The request: Reproduce the data exactly and drop any pictures it holds.

Information shown:
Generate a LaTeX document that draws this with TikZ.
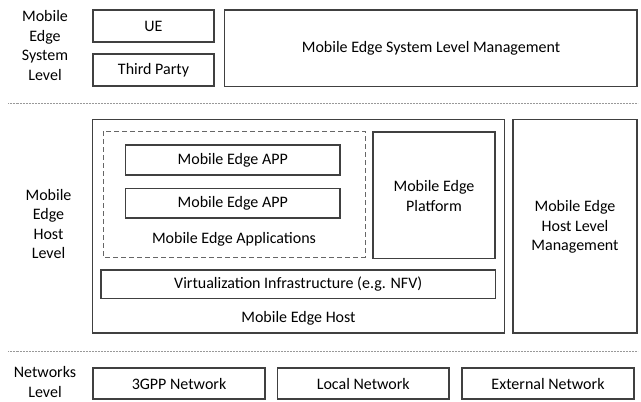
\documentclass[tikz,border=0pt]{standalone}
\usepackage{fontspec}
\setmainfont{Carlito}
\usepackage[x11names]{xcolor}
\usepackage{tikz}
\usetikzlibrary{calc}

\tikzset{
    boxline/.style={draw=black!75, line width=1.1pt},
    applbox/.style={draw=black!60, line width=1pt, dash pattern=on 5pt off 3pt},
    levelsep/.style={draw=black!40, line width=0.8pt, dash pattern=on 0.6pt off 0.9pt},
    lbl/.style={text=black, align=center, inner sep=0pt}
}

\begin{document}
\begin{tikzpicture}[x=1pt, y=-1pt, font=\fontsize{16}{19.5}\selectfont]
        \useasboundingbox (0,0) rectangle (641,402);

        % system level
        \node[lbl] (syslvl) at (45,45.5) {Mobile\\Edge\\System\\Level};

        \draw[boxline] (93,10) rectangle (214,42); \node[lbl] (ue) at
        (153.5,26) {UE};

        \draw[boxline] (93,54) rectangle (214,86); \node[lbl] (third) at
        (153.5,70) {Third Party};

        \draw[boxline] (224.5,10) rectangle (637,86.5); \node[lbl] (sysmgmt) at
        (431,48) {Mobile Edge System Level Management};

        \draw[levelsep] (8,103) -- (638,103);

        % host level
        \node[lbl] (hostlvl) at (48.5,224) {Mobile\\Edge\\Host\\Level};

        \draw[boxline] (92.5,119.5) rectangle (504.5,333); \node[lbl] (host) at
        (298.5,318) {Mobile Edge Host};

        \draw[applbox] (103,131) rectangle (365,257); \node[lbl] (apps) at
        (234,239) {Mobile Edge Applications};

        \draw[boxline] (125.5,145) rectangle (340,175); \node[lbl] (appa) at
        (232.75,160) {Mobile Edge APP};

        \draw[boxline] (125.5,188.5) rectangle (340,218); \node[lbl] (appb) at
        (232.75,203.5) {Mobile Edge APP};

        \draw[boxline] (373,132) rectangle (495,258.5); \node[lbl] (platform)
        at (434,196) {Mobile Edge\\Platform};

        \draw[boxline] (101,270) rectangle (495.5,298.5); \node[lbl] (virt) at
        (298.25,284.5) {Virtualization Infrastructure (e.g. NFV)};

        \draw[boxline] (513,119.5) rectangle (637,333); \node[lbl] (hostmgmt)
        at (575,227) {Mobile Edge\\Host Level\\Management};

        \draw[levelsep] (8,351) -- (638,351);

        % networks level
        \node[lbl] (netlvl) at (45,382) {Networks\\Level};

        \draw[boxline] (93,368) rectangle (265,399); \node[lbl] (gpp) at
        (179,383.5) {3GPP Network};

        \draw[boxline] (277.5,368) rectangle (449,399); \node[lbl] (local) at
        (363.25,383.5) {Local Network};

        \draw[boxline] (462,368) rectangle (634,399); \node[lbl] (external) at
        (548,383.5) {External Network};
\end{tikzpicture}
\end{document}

Response to the exercise:
Generate a LaTeX document that draws this with TikZ.
\documentclass[tikz,border=0pt]{standalone}
\usepackage{fontspec}
\setmainfont{Carlito}
\usepackage[x11names]{xcolor}
\usepackage{tikz}
\usetikzlibrary{calc}

\tikzset{
    boxline/.style={draw=black!75, line width=1.1pt},
    applbox/.style={draw=black!60, line width=1pt, dash pattern=on 5pt off 3pt},
    levelsep/.style={draw=black!40, line width=0.8pt, dash pattern=on 0.6pt off 0.9pt},
    lbl/.style={text=black, align=center, inner sep=0pt}
}

\begin{document}
\begin{tikzpicture}[x=1pt, y=-1pt, font=\fontsize{16}{19.5}\selectfont]
        \useasboundingbox (0,0) rectangle (641,402);

        % system level
        \node[lbl] (syslvl) at (45,45.5) {Mobile\\Edge\\System\\Level};

        \draw[boxline] (93,10) rectangle (214,42); \node[lbl] (ue) at
        (153.5,26) {UE};

        \draw[boxline] (93,54) rectangle (214,86); \node[lbl] (third) at
        (153.5,70) {Third Party};

        \draw[boxline] (224.5,10) rectangle (637,86.5); \node[lbl] (sysmgmt) at
        (431,48) {Mobile Edge System Level Management};

        \draw[levelsep] (8,103) -- (638,103);

        % host level
        \node[lbl] (hostlvl) at (48.5,224) {Mobile\\Edge\\Host\\Level};

        \draw[boxline] (92.5,119.5) rectangle (504.5,333); \node[lbl] (host) at
        (298.5,318) {Mobile Edge Host};

        \draw[applbox] (103,131) rectangle (365,257); \node[lbl] (apps) at
        (234,239) {Mobile Edge Applications};

        \draw[boxline] (125.5,145) rectangle (340,175); \node[lbl] (appa) at
        (232.75,160) {Mobile Edge APP};

        \draw[boxline] (125.5,188.5) rectangle (340,218); \node[lbl] (appb) at
        (232.75,203.5) {Mobile Edge APP};

        \draw[boxline] (373,132) rectangle (495,258.5); \node[lbl] (platform)
        at (434,196) {Mobile Edge\\Platform};

        \draw[boxline] (101,270) rectangle (495.5,298.5); \node[lbl] (virt) at
        (298.25,284.5) {Virtualization Infrastructure (e.g. NFV)};

        \draw[boxline] (513,119.5) rectangle (637,333); \node[lbl] (hostmgmt)
        at (575,227) {Mobile Edge\\Host Level\\Management};

        \draw[levelsep] (8,351) -- (638,351);

        % networks level
        \node[lbl] (netlvl) at (45,382) {Networks\\Level};

        \draw[boxline] (93,368) rectangle (265,399); \node[lbl] (gpp) at
        (179,383.5) {3GPP Network};

        \draw[boxline] (277.5,368) rectangle (449,399); \node[lbl] (local) at
        (363.25,383.5) {Local Network};

        \draw[boxline] (462,368) rectangle (634,399); \node[lbl] (external) at
        (548,383.5) {External Network};
\end{tikzpicture}
\end{document}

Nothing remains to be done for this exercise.